After the absurd physics encountered in NBA Live for the 360, both the ball and player movement were sure to be scrutinized here, and we're happy to report that both aspects are much more realistic in NCAA 07. The ball will constantly be passed to inattentive A.I. teammates who run right past you, and multiple times in a game, they ignored simple bounce or chest passes because they had their backs to the ball, effectively blocking themselves from the play. Your A.I. teammates also have the exasperating habit of losing their balance and consequently falling out of bounds. If you crowd a player, he will almost always go out of bounds by backing up or give himself a backcourt violation. This is certainly novel at first, but it soon cheapens the experience when it's so easy to get the ball back in a turnover.
Nearly every time you make a drive in the lane, try to block a ball, dribble around the court or pass the ball, a foul is called. What is particularly frustrating about this is that you will nearly always find yourself in foul trouble a few minutes into the second half of big games. As players go for the ball more aggressively, more fouls are called, but it can get pretty ridiculous. There is also an inordinate amount of time spent diving for balls that were knocked out, generally leading to puzzling fouls.
For all of its faults, NCAA 07 is gorgeous to look at. Staying in line with the NCAA's wishes to keep likenesses of student athletes out of video games, there are only a few generic, randomly generated player models here, but they all look great. Courts are also incredibly well done, and the big-name arenas are particularly detailed. From the team logos on the jumbo screens to the shine of the lights on the hardwood, the entire experience comes together very well.

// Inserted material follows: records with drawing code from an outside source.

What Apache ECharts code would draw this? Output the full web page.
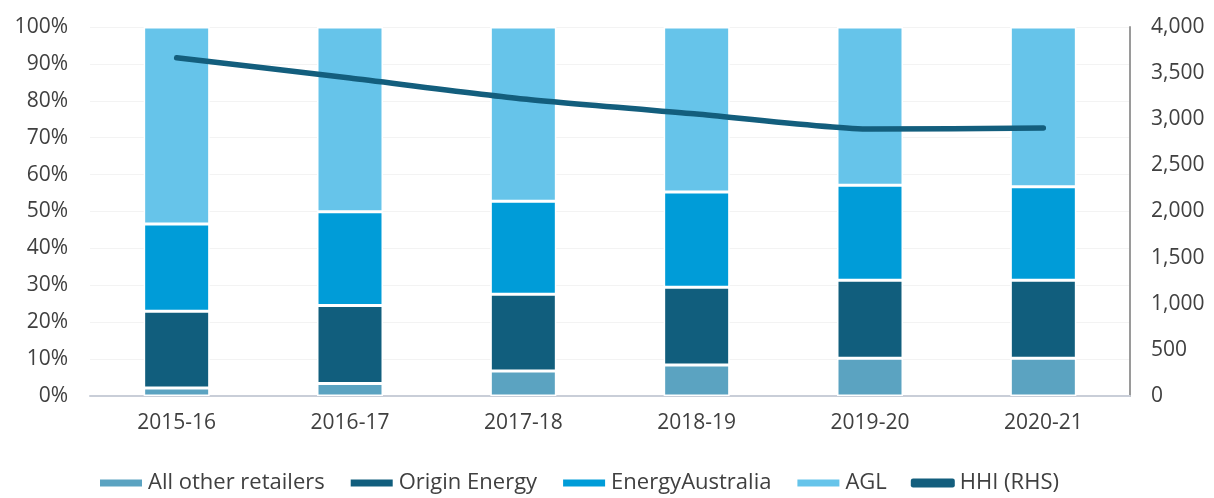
<!DOCTYPE html>
<html>
<head>
<meta charset="utf-8">
<script src="https://cdn.jsdelivr.net/npm/echarts@6/dist/echarts.min.js"></script>
<style>
  html, body { margin: 0; padding: 0; background: #fff; }
  #chart { width: 1214px; height: 498px; }
</style>
</head>
<body>
<div id="chart"></div>
<script>
// 年份
const years = ['2015-16', '2016-17', '2017-18', '2018-19', '2019-20', '2020-21']
// 市场份额 (%)
const otherRetailers = [2.2, 3.4, 6.8, 8.4, 10.2, 10.2]
const originEnergy = [20.8, 21.1, 20.8, 21.1, 21.2, 21.2]
const energyAustralia = [23.6, 25.4, 25.2, 25.8, 25.7, 25.3]
const agl = [53.4, 50.1, 47.2, 44.7, 42.9, 43.3]
// HHI 指数 (右轴)
const hhi = [3667, 3447, 3220, 3057, 2894, 2905]

const labelFont = { color: '#404040', fontSize: 21, fontFamily: 'Open Sans' }

function barSeries(name, data, color) {
  return {
    name: name,
    type: 'bar',
    stack: 'share',
    barWidth: 66,
    data: data,
    itemStyle: { color: color, borderColor: '#fff', borderWidth: 1.5 },
  }
}

let mychart = echarts.init(document.getElementById('chart'))
mychart.setOption({
  animation: false,
  grid: { left: 90, right: 84, top: 27, bottom: 102 },
  legend: {
    bottom: -1,
    left: 93,
    itemWidth: 44,
    itemHeight: 9,
    itemGap: 24,
    textStyle: { color: '#404040', fontSize: 22, fontFamily: 'Open Sans' },
    data: [
      { name: 'All other retailers', icon: 'rect' },
      { name: 'Origin Energy', icon: 'rect' },
      { name: 'EnergyAustralia', icon: 'rect' },
      { name: 'AGL', icon: 'rect' },
      { name: 'HHI (RHS)', icon: 'roundRect' },
    ],
  },
  xAxis: {
    type: 'category',
    data: years,
    axisLine: { lineStyle: { color: '#c9ced8', width: 2 } },
    axisTick: { show: false },
    axisLabel: Object.assign({ margin: 17 }, labelFont),
  },
  yAxis: [
    {
      type: 'value',
      min: 0,
      max: 100,
      interval: 10,
      axisLabel: Object.assign({ formatter: '{value}%', margin: 22 }, labelFont),
      axisLine: { show: false },
      splitLine: { lineStyle: { color: '#f3f3f3', width: 1 } },
    },
    {
      type: 'value',
      min: 0,
      max: 4000,
      interval: 500,
      position: 'right',
      axisLabel: Object.assign({
        margin: 21,
        formatter: (v) => v.toLocaleString('en-US'),
      }, labelFont),
      axisLine: { show: true, lineStyle: { color: '#9a9a9a', width: 2 } },
      splitLine: { show: false },
    },
  ],
  series: [
    barSeries('All other retailers', otherRetailers, '#5ba3c1'),
    barSeries('Origin Energy', originEnergy, '#115e7d'),
    barSeries('EnergyAustralia', energyAustralia, '#009cd8'),
    barSeries('AGL', agl, '#66c4ea'),
    {
      name: 'HHI (RHS)',
      type: 'line',
      yAxisIndex: 1,
      data: hhi,
      symbol: 'none',
      smooth: 0.2,
      lineStyle: { color: '#135e7d', width: 5.5, cap: 'round' },
      itemStyle: { color: '#135e7d' },
    },
  ],
})
</script>
</body>
</html>
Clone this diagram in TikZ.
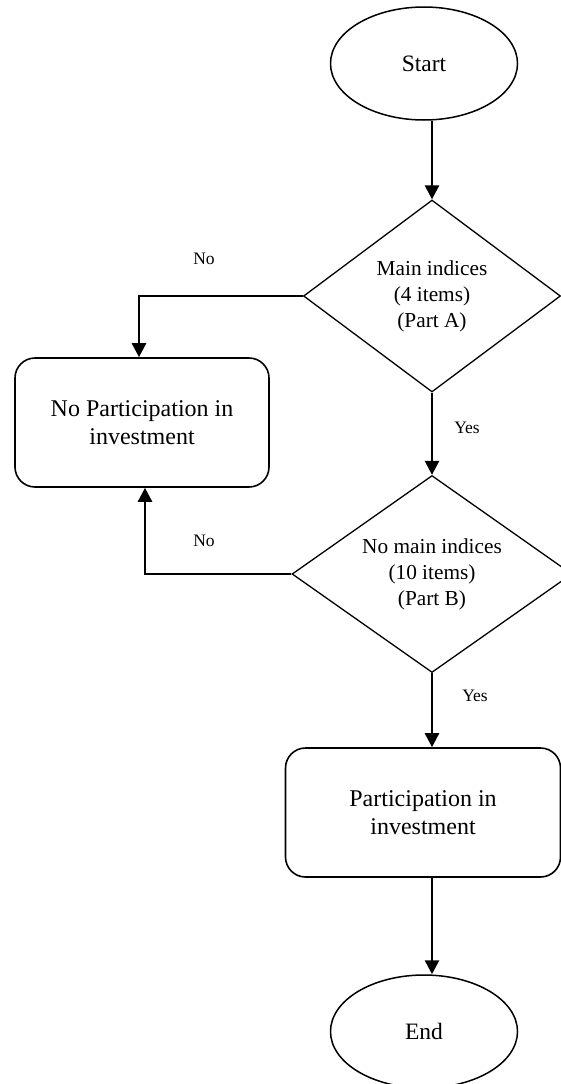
\documentclass[tikz,border=0pt]{standalone}
\usepackage{fontspec}
\setmainfont{Liberation Serif}
\usetikzlibrary{shapes.geometric,arrows.meta}
\begin{document}
\begin{tikzpicture}[x=1pt,y=-1pt,
  term/.style={ellipse,draw,line width=1.5pt,minimum width=187pt,minimum height=113pt,inner sep=0pt,font=\fontsize{23.5}{28}\selectfont},
  proc/.style={rectangle,rounded corners=20pt,draw,line width=1.6pt,align=center,inner sep=0pt,font=\fontsize{24}{28.5}\selectfont},
  dec/.style={diamond,draw,line width=1.3pt,inner sep=0pt,align=center,font=\fontsize{21.3}{26}\selectfont},
  arr/.style={line width=2.6pt,-{Triangle[length=14pt,width=14pt]}},
  lbl/.style={font=\fontsize{17.5}{21}\selectfont,inner sep=0pt}]
\useasboundingbox (0,0) rectangle (561,1084);
\clip (0,0) rectangle (561,1084);
\node[term] (start) at (424,63.5) {Start};
\node[dec,aspect=1.34,minimum width=257pt,minimum height=192pt] (d1) at (432,296) {Main indices\\(4 items)\\(Part A)};
\node[proc,minimum width=254pt,minimum height=129pt] (box1) at (142,422.5) {No Participation in\\investment};
\node[dec,aspect=1.42,minimum width=280pt,minimum height=197pt] (d2) at (432,574) {No main indices\\(10 items)\\(Part B)};
\node[proc,minimum width=275pt,minimum height=129pt] (box2) at (423,812.5) {Participation in\\investment};
\node[term] (end) at (424,1031.5) {End};
\node[lbl] (no1) at (204,259) {No};
\node[lbl] (yes1) at (467,428) {Yes};
\node[lbl] (no2) at (204,541) {No};
\node[lbl] (yes2) at (475,696) {Yes};
\draw[arr] (start.south -| d1.north) -- (d1.north);
\draw[arr] (d1.south) -- (d2.north);
\draw[arr] (d2.south) -- (box2.north -| d2.south);
\draw[arr] (box2.south -| d2.south) -- (end.north -| d2.south);
\draw[arr] (d1.west) -| ([xshift=-3pt]box1.north);
\draw[arr] (d2.west) -| ([xshift=3pt]box1.south);
\end{tikzpicture}
\end{document}
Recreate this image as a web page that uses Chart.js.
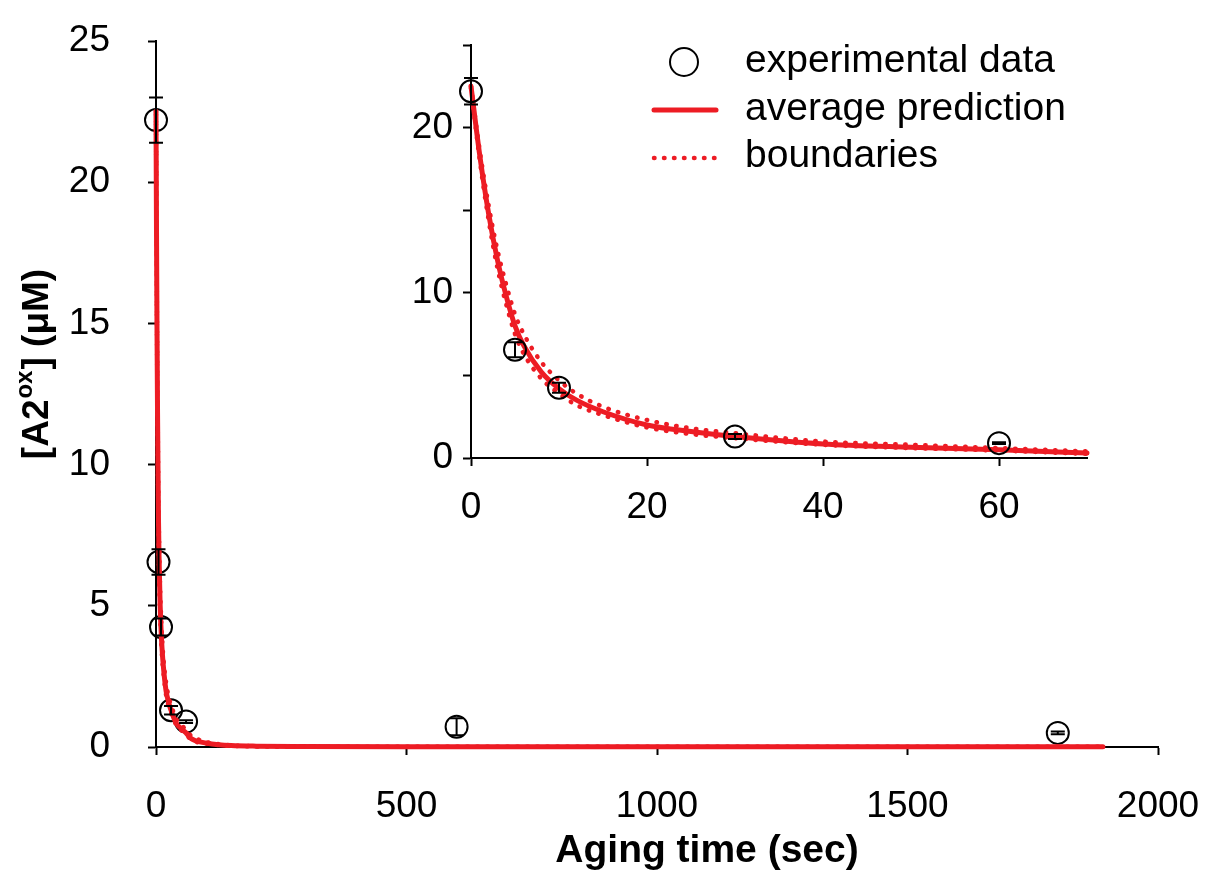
<!DOCTYPE html>
<html lang="en">
<head>
<meta charset="UTF-8">
<title>A2ox aging</title>
<script src="https://cdn.jsdelivr.net/npm/chart.js@4.4.1/dist/chart.umd.min.js"></script>
<style>
  body { margin: 0; background: #fff; }
  #wrap { position: relative; width: 1208px; height: 872px; }
  canvas { position: absolute; left: 0; top: 0; }
</style>
</head>
<body>
<div id="wrap">
  <canvas id="main" width="1208" height="872"></canvas>
  <canvas id="inset" width="1208" height="872"></canvas>
</div>
<script>
// measured [A2ox] (uM) vs aging time (sec), with error bars
const expTime = [0, 5, 10, 30, 60, 600, 1800];
const expConc = [22.2, 6.55, 4.25, 1.3, 0.9, 0.72, 0.5];
const expErr  = [0.8, 0.45, 0.3, 0.15, 0.05, 0.3, 0.05];

// model curves
const predTime  = [0, 1, 2, 3, 4, 5, 6, 8, 10, 12, 15, 20, 25, 30, 40, 50, 60, 70, 80, 100, 125, 150, 200, 300, 500, 1000, 1500, 1890];
const predAvg   = [22.5, 18.3, 14.8, 12.0, 9.8, 8.0, 6.8, 5.2, 4.2, 3.5, 2.8, 2.0, 1.6, 1.3, 0.85, 0.65, 0.5, 0.3, 0.22, 0.14, 0.08, 0.05, 0.03, 0.02, 0.01, 0.01, 0.01, 0.01];
const predUpper = [22.5, 18.6, 15.3, 12.6, 10.5, 8.7, 7.5, 5.8, 4.7, 3.9, 3.1, 2.3, 1.8, 1.5, 1.0, 0.8, 0.6, 0.4, 0.3, 0.18, 0.1, 0.06, 0.03, 0.02, 0.01, 0.01, 0.01, 0.01];
const predLower = [22.4, 18.0, 14.4, 11.5, 9.3, 7.5, 6.3, 4.8, 3.9, 3.2, 2.6, 1.85, 1.45, 1.2, 0.8, 0.6, 0.45, 0.25, 0.18, 0.12, 0.07, 0.04, 0.02, 0.01, 0.01, 0.01, 0.01, 0.01];

// axis ranges
const mainX = { min: 0, max: 2000, step: 500 };
const mainY = { min: 0, max: 25, step: 5 };
const insetX = { min: 0, max: 70, step: 20 };
const insetY = { min: 0, max: 25, step: 5, labelEvery: 10 };

const RED = '#ed1c24';
const FONT = '"Liberation Sans", Arial, sans-serif';
Chart.defaults.font.family = FONT;
Chart.defaults.color = '#000';

const pts = (xs, ys, maxX) => xs.map((x, i) => ({ x: x, y: ys[i] })).filter(p => p.x <= maxX);

function curve(label, ys, dotted, maxX) {
  return {
    label: label,
    data: pts(predTime, ys, maxX),
    showLine: true,
    borderColor: RED,
    backgroundColor: RED,
    borderWidth: dotted ? 4.5 : 5,
    borderDash: dotted ? [0.5, 9.5] : [],
    borderCapStyle: 'round',
    pointRadius: 0,
    cubicInterpolationMode: 'monotone',
    clip: false
  };
}

function points(maxX) {
  return {
    label: 'experimental data',
    data: pts(expTime, expConc, maxX),
    showLine: false,
    pointStyle: 'circle',
    pointRadius: 11,
    pointBorderWidth: 2,
    pointBorderColor: '#000',
    pointBackgroundColor: 'rgba(0,0,0,0)',
    clip: false
  };
}

// fixed scale size, no label overflow padding, so the plot box sits where the reference has it
const fixed = (prop, px) => s => {
  s[prop] = px;
  s.paddingTop = s.paddingBottom = s.paddingLeft = s.paddingRight = 0;
};

function axis(r, size, pad, fit, cb) {
  return {
    type: 'linear',
    min: r.min, max: r.max,
    border: { display: true, color: '#000', width: 2 },
    grid: { drawOnChartArea: false, drawTicks: true, tickLength: 8, tickWidth: 2, tickColor: '#000' },
    ticks: { stepSize: r.step, padding: pad, includeBounds: false, maxRotation: 0, autoSkip: false,
             font: { size: size }, callback: cb || (v => v) },
    afterFit: fit
  };
}

// error bars for the experimental points
const errorBars = {
  id: 'errorBars',
  afterDatasetsDraw(chart) {
    const { ctx, scales: { x, y } } = chart;
    ctx.save();
    ctx.strokeStyle = '#000';
    ctx.lineWidth = 2;
    expTime.forEach((t, i) => {
      if (t > x.max) return;
      const px = x.getPixelForValue(t);
      const top = y.getPixelForValue(expConc[i] + expErr[i]);
      const bot = y.getPixelForValue(expConc[i] - expErr[i]);
      ctx.beginPath();
      ctx.moveTo(px, top); ctx.lineTo(px, bot);
      ctx.moveTo(px - 7, top); ctx.lineTo(px + 7, top);
      ctx.moveTo(px - 7, bot); ctx.lineTo(px + 7, bot);
      ctx.stroke();
    });
    ctx.restore();
  }
};

// axis titles of the main plot
const titles = {
  id: 'titles',
  afterDraw(chart) {
    const ctx = chart.ctx;
    ctx.save();
    ctx.fillStyle = '#000';
    ctx.textBaseline = 'alphabetic';
    ctx.textAlign = 'center';
    ctx.font = 'bold 39px ' + FONT;
    ctx.fillText('Aging time (sec)', 707, 862);

    // rotated y title with superscript
    ctx.translate(48, 364);
    ctx.rotate(-Math.PI / 2);
    ctx.textAlign = 'left';
    const big = 'bold 37px ' + FONT, small = 'bold 24px ' + FONT;
    ctx.font = big;
    const w1 = ctx.measureText('[A2').width, w3 = ctx.measureText('] (\u03bcM)').width;
    ctx.font = small;
    const w2 = ctx.measureText('ox').width + 2;
    let u = -(w1 + w2 + w3) / 2;
    ctx.font = big; ctx.fillText('[A2', u, 0); u += w1;
    ctx.font = small; ctx.fillText('ox', u + 1, -16); u += w2;
    ctx.font = big; ctx.fillText('] (\u03bcM)', u, 0);
    ctx.restore();
  }
};

// legend in the upper right
const legendBox = {
  id: 'legendBox',
  afterDraw(chart) {
    const ctx = chart.ctx;
    ctx.save();
    ctx.strokeStyle = '#000';
    ctx.lineWidth = 2;
    ctx.beginPath();
    ctx.arc(684, 62, 14, 0, Math.PI * 2);
    ctx.stroke();

    ctx.strokeStyle = RED;
    ctx.lineCap = 'round';
    ctx.lineWidth = 5;
    ctx.beginPath(); ctx.moveTo(654, 110); ctx.lineTo(716, 110); ctx.stroke();
    ctx.lineWidth = 4.5;
    ctx.setLineDash([0.5, 9.5]);
    ctx.beginPath(); ctx.moveTo(654, 158); ctx.lineTo(718, 158); ctx.stroke();
    ctx.setLineDash([]);

    ctx.fillStyle = '#000';
    ctx.font = '39px ' + FONT;
    ctx.textAlign = 'left';
    ctx.textBaseline = 'alphabetic';
    ctx.fillText('experimental data', 745, 72);
    ctx.fillText('average prediction', 745, 120);
    ctx.fillText('boundaries', 745, 167);
    ctx.restore();
  }
};

const common = {
  responsive: false,
  animation: false,
  events: [],
  plugins: { legend: { display: false }, tooltip: { enabled: false } }
};

new Chart(document.getElementById('main'), {
  type: 'scatter',
  data: {
    datasets: [
      curve('average prediction', predAvg, false, mainX.max),
      curve('upper boundary', predUpper, true, mainX.max),
      curve('lower boundary', predLower, true, mainX.max),
      points(mainX.max)
    ]
  },
  options: Object.assign({}, common, {
    layout: { padding: { left: 0, top: 41, right: 50, bottom: 0 } },
    scales: {
      x: axis(mainX, 37, 30, fixed('height', 125)),
      y: axis(mainY, 37, 38, fixed('width', 156))
    }
  }),
  plugins: [errorBars, titles]
});

new Chart(document.getElementById('inset'), {
  type: 'scatter',
  data: {
    datasets: [
      points(insetX.max),
      curve('average prediction', predAvg, false, insetX.max),
      curve('upper boundary', predUpper, true, insetX.max),
      curve('lower boundary', predLower, true, insetX.max)
    ]
  },
  options: Object.assign({}, common, {
    layout: { padding: { left: 0, top: 45, right: 121, bottom: 0 } },
    scales: {
      x: axis(insetX, 37, 20, fixed('height', 414)),
      y: axis(insetY, 37, 10, fixed('width', 471),
              v => (v % insetY.labelEvery === 0 ? v : ''))
    }
  }),
  plugins: [errorBars, legendBox]
});
</script>
</body>
</html>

Animations are a bit strange sometimes, with the players going the wrong way and looking highly unrealistic. The dive animation for lost balls is another huge problem, and on numerous occasions, you will have no idea what is going on as the players scuffle around. Even at points where you apparently win, you still somehow manage to lose the ball, but that's more of an issue with the previously mentioned foul system. There are also some serious framerate issues that crop up in the game. Players will move through each other — and the ball, too! — and there's also serious and persistent problem with transitioning between moves. Player movements are sometimes jittery, and animations are dropped as they player makes his way toward the hoop; this completely kills the sense of realism.
March Madness' online mode is just disappointing. Continuing the ESPN integration, EA has included the constant sports tickers and spoken news that was similarly featured in other releases this year. Oddly enough, this is the best online feature, because this is one of the most stripped-down experiences in the current group of EA sports games. Online consists of nothing more than normal games; there are no online tournaments, which is a pity because it would have been great to challenge a few friends.
NCAA 07: March Madness for the Xbox 360 is not a bad game — it just feels rushed and empty. With its frenetic pace, NCAA 07 is very different from its competition, Visual Concepts' College Hoops. The title is plagued with too many issues to be a big contender this year, which is a shame because the core gameplay is a lot of fun, proving that this series, like the young NBA hopefuls, is full of great promise and potential.